▶ Short task: The line holding "const yTicks = [0,20,40,60,80,100];" is the last one to output; start at the first line of the data, keep every line in between exactly, and leave out pictures.

▶ Dataset extract:

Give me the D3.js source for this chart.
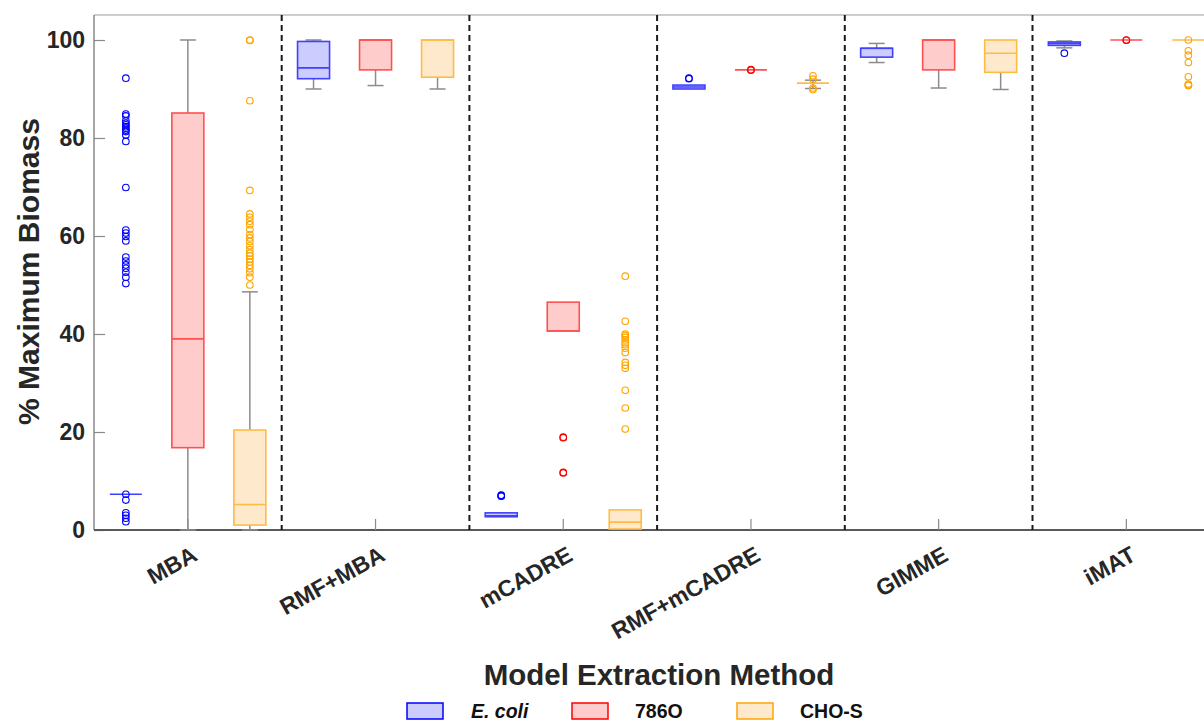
<!DOCTYPE html>
<html><head><meta charset="utf-8">
<script src="https://cdn.jsdelivr.net/npm/d3@7"></script>
<style>
body{margin:0;background:#fff;}
svg{display:block;}
text{font-family:"Liberation Sans",Arial,sans-serif;}
</style></head>
<body><svg id="c" width="1204" height="723"></svg>
<script>
const methods = ["MBA","RMF+MBA","mCADRE","RMF+mCADRE","GIMME","iMAT"];
const seriesNames = ["E. coli","786O","CHO-S"];
const yTicks = [0,20,40,60,80,100];

// E. coli box statistics per method
const ecoliQ1  = [7.3, 92.1, 2.7, 90.0, 96.5, 98.9];
const ecoliMed = [7.3, 94.3, 2.9, 90.4, 98.3, 99.3];
const ecoliQ3  = [7.3, 99.7, 3.5, 90.8, 98.3, 99.6];
const ecoliLo  = [7.3, 90.0, 2.7, 90.0, 95.4, 98.4];
const ecoliHi  = [7.3, 100,  3.5, 90.8, 99.3, 99.8];
const ecoliOut = [
  [92.2,84.9,84.5,83.5,83.0,82.7,82.3,82.0,81.6,81.3,80.6,79.3,69.9,61.2,60.6,59.9,59.0,55.7,54.9,54.1,53.4,52.6,51.6,50.3,7.3,6.1,3.5,3.0,2.4,1.7],
  [],
  [6.9,7.0,7.1],
  [92.1,92.2],
  [],
  [97.3]
];

// 786O box statistics per method
const r786Q1  = [16.8, 93.9, 40.6, 93.9, 93.9, 100];
const r786Med = [39.0, 100,  40.6, 93.9, 100,  100];
const r786Q3  = [85.1, 100,  46.5, 93.9, 100,  100];
const r786Lo  = [0,    90.7, 40.6, 93.9, 90.2, 100];
const r786Hi  = [100,  100,  46.5, 93.9, 100,  100];
const r786Out = [
  [],
  [],
  [18.85,18.95,11.65,11.75],
  [93.85,93.95],
  [],
  [99.95,100]
];

// CHO-S box statistics per method
const choQ1  = [1.0,  92.4, 0.2, 91.2, 93.4, 100];
const choMed = [5.2,  100,  1.6, 91.2, 97.3, 100];
const choQ3  = [20.4, 100,  4.1, 91.2, 100,  100];
const choLo  = [0,    90.0, 0.2, 90.1, 89.9, 100];
const choHi  = [48.6, 100,  4.1, 91.8, 100,  100];
const choOut = [
  [100,99.9,87.6,69.3,64.5,63.8,63.0,62.3,61.3,60.3,59.6,58.9,58.0,57.2,56.5,55.9,55.3,54.7,54.0,53.3,52.5,51.6,50.0],
  [],
  [51.8,42.6,40.0,39.7,39.3,38.8,38.2,37.8,37.1,36.2,34.2,33.6,33.0,28.5,24.9,20.6],
  [92.7,92.0,90.2,89.9],
  [],
  [100,97.8,96.9,95.4,92.5,91.0,90.7,90.8]
];

const styles = {
  "E. coli": {fill:"#ccccff", stroke:"#4040ff", pt:"#0000ff"},
  "786O":    {fill:"#ffcccc", stroke:"#ff5050", pt:"#ff0000"},
  "CHO-S":   {fill:"#ffe9cc", stroke:"#ffbb44", pt:"#ffa500"}
};

const statsBySeries = {
  "E. coli": {q1:ecoliQ1, med:ecoliMed, q3:ecoliQ3, lo:ecoliLo, hi:ecoliHi, out:ecoliOut},
  "786O":    {q1:r786Q1,  med:r786Med,  q3:r786Q3,  lo:r786Lo,  hi:r786Hi,  out:r786Out},
  "CHO-S":   {q1:choQ1,   med:choMed,   q3:choQ3,   lo:choLo,   hi:choHi,   out:choOut}
};

const boxes = [];
methods.forEach((m,i)=>{
  seriesNames.forEach(s=>{
    const st = statsBySeries[s];
    boxes.push({method:m, series:s, q1:st.q1[i], med:st.med[i], q3:st.q3[i], lo:st.lo[i], hi:st.hi[i], out:st.out[i]});
  });
});

const svg = d3.select("#c");
const mLeft = 94, mTop = 15, mBottom = 530;
const groupW = 187.7;
const x = d3.scaleBand().domain(methods).range([mLeft, mLeft + groupW*methods.length]).padding(0);
const inner = d3.scalePoint().domain(seriesNames).range([-62, 62]);
const y = d3.scaleLinear().domain([0, 105.1]).range([mBottom, mTop]);
const cx = d => x(d.method) + x.bandwidth()/2 + inner(d.series);
const boxW = 32, capW = 16;

// frame
svg.append("line").attr("x1",mLeft).attr("x2",1204).attr("y1",mTop).attr("y2",mTop)
  .attr("stroke","#bdbdbd").attr("stroke-width",1.5);

// y axis
const yAxis = d3.axisLeft(y).tickValues(yTicks).tickSize(-11).tickPadding(9).tickSizeOuter(0);
const gy = svg.append("g").attr("transform",`translate(${mLeft},0)`).call(yAxis);
gy.select(".domain").attr("stroke","#8a8a8a").attr("stroke-width",1.5)
  .attr("d", `M0,${mTop}V${mBottom}`);
gy.selectAll(".tick line").attr("stroke","#8a8a8a").attr("stroke-width",1.2);
gy.selectAll(".tick text").attr("fill","#262626").style("font-size","23px").style("font-weight","bold")
  .attr("font-family",null);

// x axis
const xAxis = d3.axisBottom(x).tickSize(-11).tickSizeOuter(0).tickFormat("");
const gx = svg.append("g").attr("transform",`translate(0,${mBottom})`).call(xAxis);
gx.select(".domain").attr("stroke","#595959").attr("stroke-width",1.8).attr("d",`M${mLeft},0H1204`);
gx.selectAll(".tick line").attr("stroke","#8a8a8a").attr("stroke-width",1.2);

// x tick labels (rotated)
svg.append("g").selectAll("text").data(methods).join("text")
  .attr("transform", m => `translate(${x(m)+x.bandwidth()/2+3},${mBottom+15}) rotate(-29)`)
  .attr("text-anchor","end").attr("dy","0.72em")
  .attr("fill","#262626").style("font-size","23px").style("font-weight","bold")
  .text(m=>m);

// dividers
svg.append("g").selectAll("line").data(methods.slice(1)).join("line")
  .attr("x1",m=>x(m)).attr("x2",m=>x(m)).attr("y1",mTop).attr("y2",mBottom)
  .attr("stroke","#1a1a1a").attr("stroke-width",2).attr("stroke-dasharray","6,4");

// whiskers
const wg = svg.append("g");
boxes.forEach(d=>{
  const c = cx(d);
  if (d.hi > d.q3) {
    wg.append("line").attr("x1",c).attr("x2",c).attr("y1",y(d.q3)).attr("y2",y(d.hi)).attr("stroke","#8c8c8c").attr("stroke-width",1.5);
    wg.append("line").attr("x1",c-capW/2).attr("x2",c+capW/2).attr("y1",y(d.hi)).attr("y2",y(d.hi)).attr("stroke","#8c8c8c").attr("stroke-width",1.5);
  }
  if (d.lo < d.q1) {
    wg.append("line").attr("x1",c).attr("x2",c).attr("y1",y(d.q1)).attr("y2",y(d.lo)).attr("stroke","#8c8c8c").attr("stroke-width",1.5);
    wg.append("line").attr("x1",c-capW/2).attr("x2",c+capW/2).attr("y1",y(d.lo)).attr("y2",y(d.lo)).attr("stroke","#8c8c8c").attr("stroke-width",1.5);
  }
});

// boxes
svg.append("g").selectAll("rect").data(boxes).join("rect")
  .attr("x",d=>cx(d)-boxW/2).attr("width",boxW)
  .attr("y",d=>y(d.q3)).attr("height",d=>Math.max(0,y(d.q1)-y(d.q3)))
  .attr("fill",d=>styles[d.series].fill).attr("stroke",d=>styles[d.series].stroke).attr("stroke-width",1.6);

// medians
svg.append("g").selectAll("line").data(boxes).join("line")
  .attr("x1",d=>cx(d)-boxW/2).attr("x2",d=>cx(d)+boxW/2)
  .attr("y1",d=>y(d.med)).attr("y2",d=>y(d.med))
  .attr("stroke",d=>styles[d.series].stroke).attr("stroke-width",1.6);

// outliers
const pts = boxes.flatMap(d=>d.out.map(v=>({d, v})));
svg.append("g").selectAll("circle").data(pts).join("circle")
  .attr("cx",p=>cx(p.d)).attr("cy",p=>y(p.v)).attr("r",3.3)
  .attr("fill","none").attr("stroke",p=>styles[p.d.series].pt).attr("stroke-width",1.1);

// axis titles
svg.append("text").attr("transform",`translate(39,${(mTop+mBottom)/2-1}) rotate(-90)`)
  .attr("text-anchor","middle").attr("fill","#262626")
  .style("font-size","30px").style("font-weight","bold").text("% Maximum Biomass");
svg.append("text").attr("x",659).attr("y",685).attr("text-anchor","middle").attr("fill","#262626")
  .style("font-size","29.5px").style("font-weight","bold").text("Model Extraction Method");

// legend
const legX = d3.scaleOrdinal().domain(seriesNames).range([407, 572, 737]);
const lg = svg.append("g").selectAll("g").data(seriesNames).join("g")
  .attr("transform",s=>`translate(${legX(s)},703)`);
lg.append("rect").attr("width",36).attr("height",16)
  .attr("fill",s=>styles[s].fill).attr("stroke",s=>styles[s].pt).attr("stroke-width",1.5);
lg.append("text").attr("x",s=> s==="E. coli" ? 64 : 63).attr("y",15)
  .attr("fill","#111").style("font-size","19.5px").style("font-weight","bold")
  .style("font-style",s=> s==="E. coli" ? "italic" : "normal")
  .text(s=>s);
</script></body></html>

▶ Output below:
Give me the D3.js source for this chart.
<!DOCTYPE html>
<html><head><meta charset="utf-8">
<script src="https://cdn.jsdelivr.net/npm/d3@7"></script>
<style>
body{margin:0;background:#fff;}
svg{display:block;}
text{font-family:"Liberation Sans",Arial,sans-serif;}
</style></head>
<body><svg id="c" width="1204" height="723"></svg>
<script>
const methods = ["MBA","RMF+MBA","mCADRE","RMF+mCADRE","GIMME","iMAT"];
const seriesNames = ["E. coli","786O","CHO-S"];
const yTicks = [0,20,40,60,80,100];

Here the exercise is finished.